In [1]:
# Note: this notebook is adapted from https://github.com/jranek/delve_benchmark/blob/main/notebooks/RPE_notebook.ipynb
%matplotlib inline

In [2]:
# Uncomment and run this cell if you're on Colab or Kaggle
# !pip install schub phate statannotations

# Delve Feature Selection for inferring RPE cell cycle trajectories

This tutorial shows about how to use delve {cite}`delve2024` to perform the feature selection for **inferring RPE cell cycle trajectories**.

To run this notebook, you need to first download the `RPE` dataset from this <a href="https://github.com/jranek/delve/blob/main/data/adata_RPE.h5ad">link</a>, and put the downloaded to an appropriate path so that the script below can succussfully read it.

In [3]:
import os
import pandas as pd
import scanpy as sc
import schub

import os.path as osp
from pathlib import Path

adata_directory = osp.join(osp.dirname(osp.abspath("__file__")), "../../_data") # may need to change to the correct path for the downloaded data
adata_path = osp.join(Path(adata_directory).resolve(), "adata_RPE.h5ad")
adata = sc.read_h5ad(adata_path)

  from .autonotebook import tqdm as notebook_tqdm


## Perform DELVE feature selection

In [4]:
n_selected = 30
knn = 10
trial = 0

# feature_directory = os.path.join('../data', 'RPE', 'predicted_features')
# delve_benchmark.pp.make_directory(feature_directory)
schub.pp.delve(adata, knn=knn, use_rep="X", n_clusters=5, num_subsamples=1000, random_state=10)
# get the results from prediction
delta_mean = adata.uns["delve"]["delta_mean"]
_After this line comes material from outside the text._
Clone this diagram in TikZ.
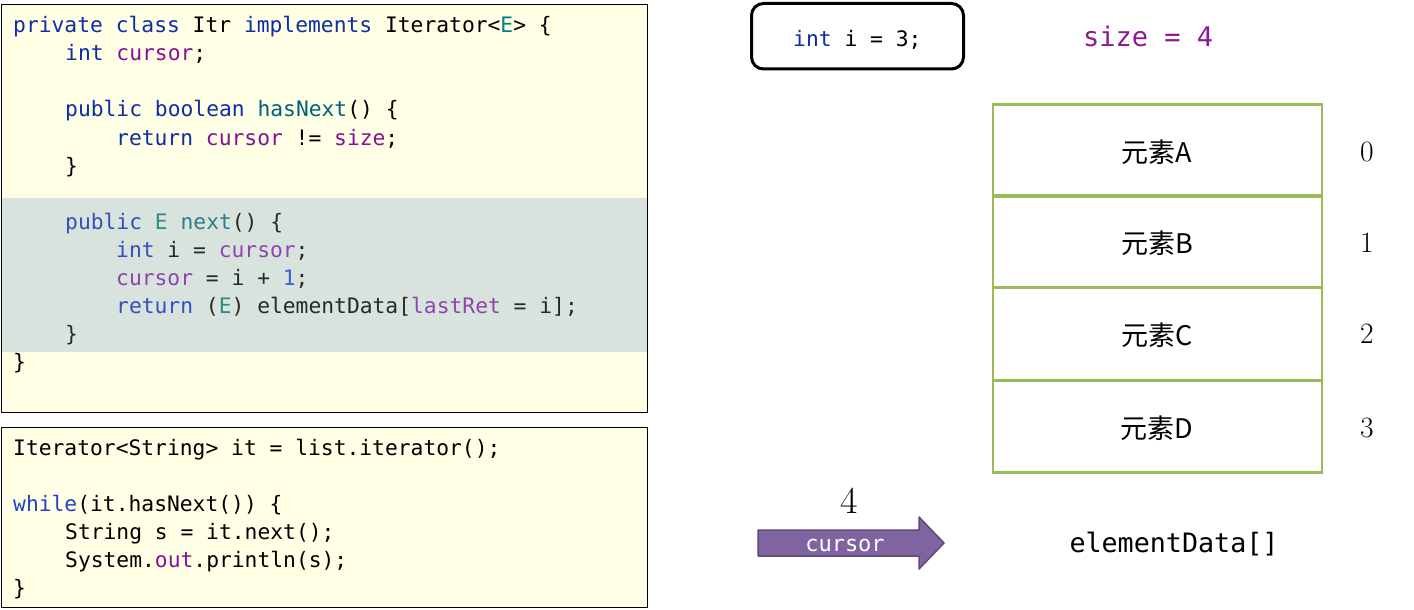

performing subsampling: 100%|█████████████████████████████████████████████████████████████| 1/1 [00:02<00:00,  2.75s/it]
clustering features and performing feature-wise permutation testing: 100%|██████████████| 10/10 [00:18<00:00,  1.82s/it]


In [5]:
# adata.var shows the results of delve, including the `module` and
# `delve` column is the Laplacian score of each gene, the smaller of this value, the better the feature
adata.var.head()

Unnamed: 0,delve,delve_cluster_id,delve_cluster_permutation_pval
Int_MeanEdge_AKT_cell,0.850076,static,0.807692
Int_MeanEdge_BP1_cell,0.937886,static,0.999001
Int_MeanEdge_Bcl2_cell,0.93774,static,0.999001
Int_MeanEdge_CDK2_cell,0.709052,static,0.717283
Int_MeanEdge_CDK4_cell,0.855912,static,0.999001


## Selected Cell Cycle related Genes

In [6]:
# show the most important 30 genes
selected_genes = adata.var['delve'].nsmallest(n_selected).index.tolist()
print(selected_genes)

['Int_Med_cycA_nuc', 'Int_Med_cycB1_cyto', 'Int_Med_cycB1_ring', 'Int_Med_cycB1_cell', 'Int_Med_Skp2_nuc', 'Int_Med_pRB_nuc', 'Int_Std_PCNA_nuc', 'Int_Intg_DNA_nuc', 'Int_MeanEdge_cycB1_cell', 'Int_Med_CDK2_nuc', 'Int_Med_pH2AX_nuc', 'Int_Med_cycB1_nuc', 'Int_Med_p21_nuc', 'Int_Med_E2F1_nuc', 'Int_Med_cycA_cyto', 'Int_Med_cycA_ring', 'Int_Med_RB_nuc', 'AreaShape_Area_nuc', 'Int_Med_pp65_nuc', 'Int_Med_cycA_cell', 'Int_Med_cycD1_nuc', 'Int_Med_GSK3b_nuc', 'Int_Med_pp53_nuc', 'Int_Med_Cdh1_nuc', 'Int_Med_Cdt1_nuc', 'Int_Med_pCHK1_nuc', 'Int_Med_p38_nuc', 'Int_Med_p27_nuc', 'Int_Med_cMyc_nuc', 'Int_Med_pp38_nuc']


From the selected gene list above, we can easily find that the most important ones are all cell cycle related.